* start Entries supplied *

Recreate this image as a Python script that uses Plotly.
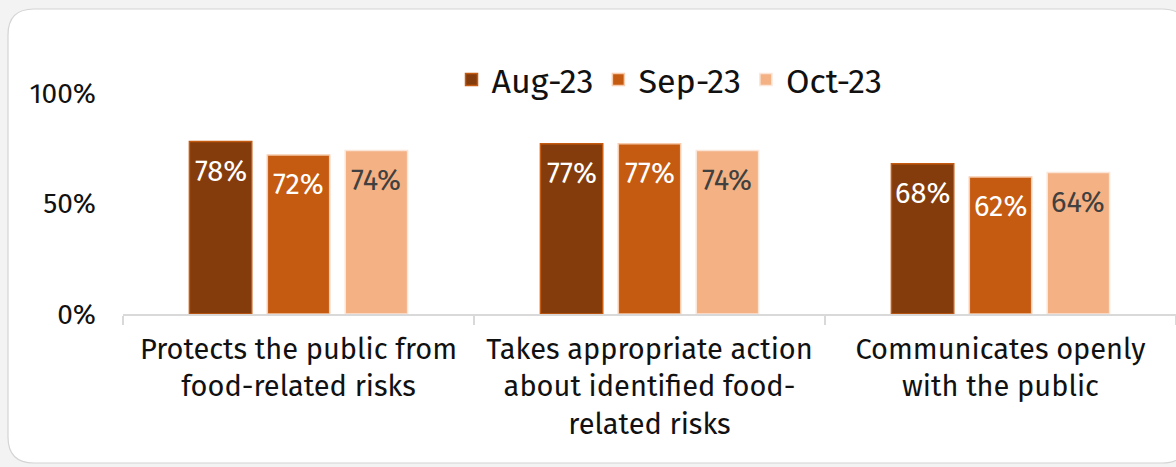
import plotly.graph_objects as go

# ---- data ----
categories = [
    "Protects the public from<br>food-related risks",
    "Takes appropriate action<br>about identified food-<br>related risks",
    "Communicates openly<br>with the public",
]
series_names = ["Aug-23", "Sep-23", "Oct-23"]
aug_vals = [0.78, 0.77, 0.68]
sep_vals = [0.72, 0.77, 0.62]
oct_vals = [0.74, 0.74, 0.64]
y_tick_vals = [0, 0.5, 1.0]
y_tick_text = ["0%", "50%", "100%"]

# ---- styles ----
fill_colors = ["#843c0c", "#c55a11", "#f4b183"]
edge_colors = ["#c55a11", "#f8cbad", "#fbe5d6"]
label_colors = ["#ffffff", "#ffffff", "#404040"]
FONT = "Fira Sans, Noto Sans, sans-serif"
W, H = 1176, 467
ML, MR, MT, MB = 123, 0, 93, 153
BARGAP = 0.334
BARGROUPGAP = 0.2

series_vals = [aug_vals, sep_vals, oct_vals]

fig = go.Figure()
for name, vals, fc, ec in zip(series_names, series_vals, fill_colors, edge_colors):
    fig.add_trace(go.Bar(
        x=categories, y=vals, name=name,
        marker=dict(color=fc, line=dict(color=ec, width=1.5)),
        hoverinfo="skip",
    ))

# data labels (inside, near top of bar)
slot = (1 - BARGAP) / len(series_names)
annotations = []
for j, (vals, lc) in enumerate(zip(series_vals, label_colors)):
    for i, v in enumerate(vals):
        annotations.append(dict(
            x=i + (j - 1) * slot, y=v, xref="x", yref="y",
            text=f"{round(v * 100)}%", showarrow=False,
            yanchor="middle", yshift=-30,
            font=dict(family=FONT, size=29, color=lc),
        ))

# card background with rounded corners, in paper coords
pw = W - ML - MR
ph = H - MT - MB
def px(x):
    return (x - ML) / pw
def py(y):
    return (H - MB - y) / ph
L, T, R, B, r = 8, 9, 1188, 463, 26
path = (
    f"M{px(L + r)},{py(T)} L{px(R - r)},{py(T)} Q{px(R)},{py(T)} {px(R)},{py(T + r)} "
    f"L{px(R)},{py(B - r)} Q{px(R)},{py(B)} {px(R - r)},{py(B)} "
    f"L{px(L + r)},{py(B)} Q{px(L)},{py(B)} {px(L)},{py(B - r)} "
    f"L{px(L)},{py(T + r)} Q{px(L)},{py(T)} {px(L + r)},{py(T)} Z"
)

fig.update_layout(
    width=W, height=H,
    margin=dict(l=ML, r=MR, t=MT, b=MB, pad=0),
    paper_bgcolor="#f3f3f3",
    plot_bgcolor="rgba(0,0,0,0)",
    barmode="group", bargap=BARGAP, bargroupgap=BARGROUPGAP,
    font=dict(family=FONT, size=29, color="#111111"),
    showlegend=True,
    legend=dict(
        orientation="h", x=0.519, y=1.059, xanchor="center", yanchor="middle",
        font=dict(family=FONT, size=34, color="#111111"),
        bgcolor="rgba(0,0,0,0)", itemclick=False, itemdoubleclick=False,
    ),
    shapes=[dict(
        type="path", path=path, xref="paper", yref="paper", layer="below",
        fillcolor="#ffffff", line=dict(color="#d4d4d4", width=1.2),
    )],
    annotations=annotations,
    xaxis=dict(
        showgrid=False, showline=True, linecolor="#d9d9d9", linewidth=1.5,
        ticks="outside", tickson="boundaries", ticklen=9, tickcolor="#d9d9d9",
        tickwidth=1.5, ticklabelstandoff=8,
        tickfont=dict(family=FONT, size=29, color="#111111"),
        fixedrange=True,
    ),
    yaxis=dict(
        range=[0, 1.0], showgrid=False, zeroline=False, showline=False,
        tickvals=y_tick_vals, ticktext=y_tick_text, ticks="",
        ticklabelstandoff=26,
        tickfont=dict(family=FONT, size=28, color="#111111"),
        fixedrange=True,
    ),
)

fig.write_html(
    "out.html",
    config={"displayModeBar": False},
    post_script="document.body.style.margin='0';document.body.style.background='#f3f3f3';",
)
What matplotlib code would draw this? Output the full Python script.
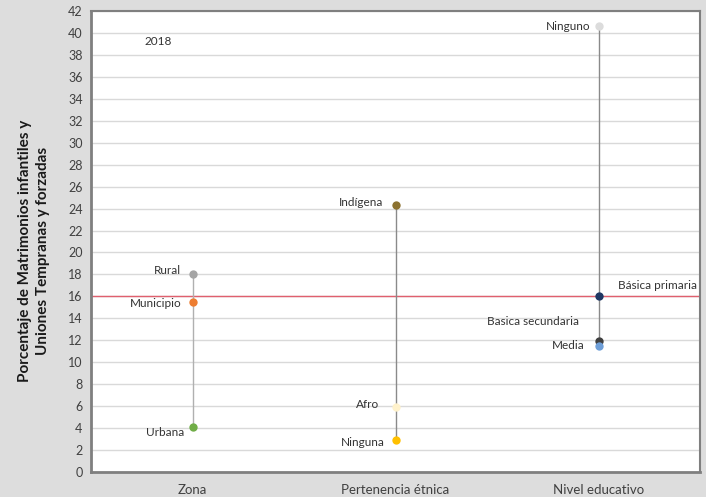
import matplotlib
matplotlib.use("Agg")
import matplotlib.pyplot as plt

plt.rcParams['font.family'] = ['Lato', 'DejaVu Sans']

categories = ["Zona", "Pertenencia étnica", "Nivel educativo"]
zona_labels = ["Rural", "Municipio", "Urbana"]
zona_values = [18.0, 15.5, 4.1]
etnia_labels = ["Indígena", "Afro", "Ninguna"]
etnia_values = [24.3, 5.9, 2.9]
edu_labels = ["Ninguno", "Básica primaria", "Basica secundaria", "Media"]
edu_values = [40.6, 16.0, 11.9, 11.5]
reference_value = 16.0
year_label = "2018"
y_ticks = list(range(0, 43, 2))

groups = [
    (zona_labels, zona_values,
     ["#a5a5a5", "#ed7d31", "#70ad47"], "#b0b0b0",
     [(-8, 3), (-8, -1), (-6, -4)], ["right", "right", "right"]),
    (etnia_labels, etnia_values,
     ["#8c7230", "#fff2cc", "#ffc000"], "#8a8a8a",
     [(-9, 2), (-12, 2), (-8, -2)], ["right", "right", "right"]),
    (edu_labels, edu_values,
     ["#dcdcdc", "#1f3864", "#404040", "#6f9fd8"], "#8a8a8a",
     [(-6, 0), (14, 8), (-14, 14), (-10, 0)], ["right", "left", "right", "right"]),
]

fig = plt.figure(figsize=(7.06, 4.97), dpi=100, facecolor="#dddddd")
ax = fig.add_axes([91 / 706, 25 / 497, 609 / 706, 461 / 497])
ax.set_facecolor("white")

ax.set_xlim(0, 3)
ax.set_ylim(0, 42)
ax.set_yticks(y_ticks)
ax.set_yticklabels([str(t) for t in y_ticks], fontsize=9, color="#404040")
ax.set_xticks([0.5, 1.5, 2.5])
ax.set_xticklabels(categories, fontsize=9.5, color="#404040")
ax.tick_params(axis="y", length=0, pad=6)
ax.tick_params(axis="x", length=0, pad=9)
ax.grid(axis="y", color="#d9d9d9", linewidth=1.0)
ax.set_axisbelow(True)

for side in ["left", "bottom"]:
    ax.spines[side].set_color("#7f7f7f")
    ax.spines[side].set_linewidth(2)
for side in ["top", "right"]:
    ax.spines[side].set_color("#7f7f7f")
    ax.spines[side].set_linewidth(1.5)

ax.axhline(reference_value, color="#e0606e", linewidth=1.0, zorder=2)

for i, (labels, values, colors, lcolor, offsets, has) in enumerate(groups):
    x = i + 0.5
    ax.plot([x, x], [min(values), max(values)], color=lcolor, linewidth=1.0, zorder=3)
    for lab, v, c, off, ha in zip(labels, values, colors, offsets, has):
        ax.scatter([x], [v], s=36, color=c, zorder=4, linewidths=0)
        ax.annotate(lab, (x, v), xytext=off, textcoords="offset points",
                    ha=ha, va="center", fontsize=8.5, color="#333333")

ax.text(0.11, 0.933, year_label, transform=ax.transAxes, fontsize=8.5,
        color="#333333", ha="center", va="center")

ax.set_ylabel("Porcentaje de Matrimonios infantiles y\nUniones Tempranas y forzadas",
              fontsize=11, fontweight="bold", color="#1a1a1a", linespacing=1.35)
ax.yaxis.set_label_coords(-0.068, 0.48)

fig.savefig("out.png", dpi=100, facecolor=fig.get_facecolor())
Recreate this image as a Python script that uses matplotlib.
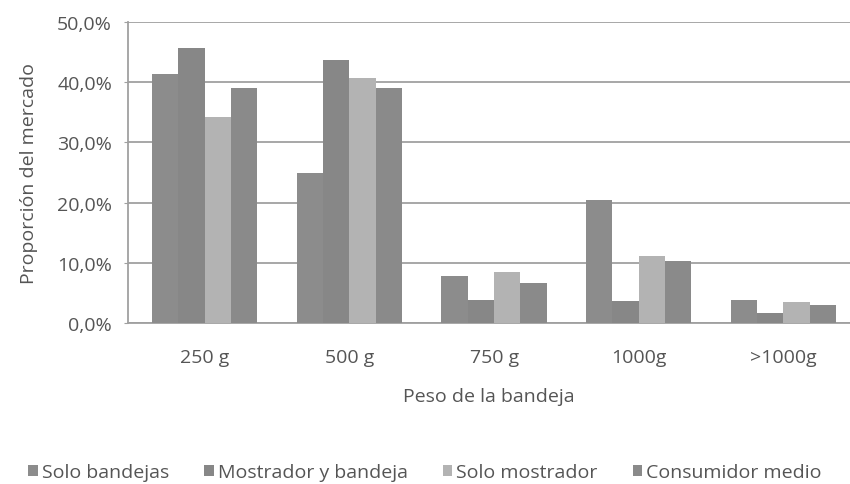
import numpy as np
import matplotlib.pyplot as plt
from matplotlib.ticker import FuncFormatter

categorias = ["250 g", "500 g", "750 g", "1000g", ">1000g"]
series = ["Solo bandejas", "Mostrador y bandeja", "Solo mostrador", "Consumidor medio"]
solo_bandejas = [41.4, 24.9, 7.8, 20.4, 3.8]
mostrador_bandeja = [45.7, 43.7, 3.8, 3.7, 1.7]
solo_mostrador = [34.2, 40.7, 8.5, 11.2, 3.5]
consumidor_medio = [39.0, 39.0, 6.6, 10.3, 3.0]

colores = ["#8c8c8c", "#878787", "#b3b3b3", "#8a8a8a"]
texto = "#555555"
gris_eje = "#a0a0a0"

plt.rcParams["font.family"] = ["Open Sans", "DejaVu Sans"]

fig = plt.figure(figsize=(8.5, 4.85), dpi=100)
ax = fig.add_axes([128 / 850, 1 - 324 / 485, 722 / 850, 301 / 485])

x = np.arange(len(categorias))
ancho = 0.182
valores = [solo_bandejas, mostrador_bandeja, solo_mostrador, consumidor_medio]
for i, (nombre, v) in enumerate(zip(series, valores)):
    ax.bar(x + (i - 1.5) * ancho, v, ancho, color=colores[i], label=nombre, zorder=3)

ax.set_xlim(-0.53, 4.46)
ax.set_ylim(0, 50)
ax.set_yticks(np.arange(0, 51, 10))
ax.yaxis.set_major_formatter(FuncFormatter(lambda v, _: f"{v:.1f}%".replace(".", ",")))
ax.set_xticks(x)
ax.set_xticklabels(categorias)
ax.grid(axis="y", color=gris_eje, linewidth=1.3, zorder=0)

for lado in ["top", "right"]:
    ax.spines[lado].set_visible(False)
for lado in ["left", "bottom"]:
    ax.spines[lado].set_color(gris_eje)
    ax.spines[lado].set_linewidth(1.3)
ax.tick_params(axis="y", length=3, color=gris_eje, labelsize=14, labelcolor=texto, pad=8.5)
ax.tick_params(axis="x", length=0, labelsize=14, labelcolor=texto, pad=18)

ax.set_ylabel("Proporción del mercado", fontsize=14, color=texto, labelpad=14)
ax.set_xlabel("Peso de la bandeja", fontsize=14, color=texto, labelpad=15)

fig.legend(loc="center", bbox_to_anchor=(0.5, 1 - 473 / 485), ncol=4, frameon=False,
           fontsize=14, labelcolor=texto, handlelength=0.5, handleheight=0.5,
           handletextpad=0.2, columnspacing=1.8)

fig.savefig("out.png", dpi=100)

* end Entries supplied *

*Task instructions*. Count up the lines in the listing that hold the word "Recreate", and give that number only.

*Solution*. 2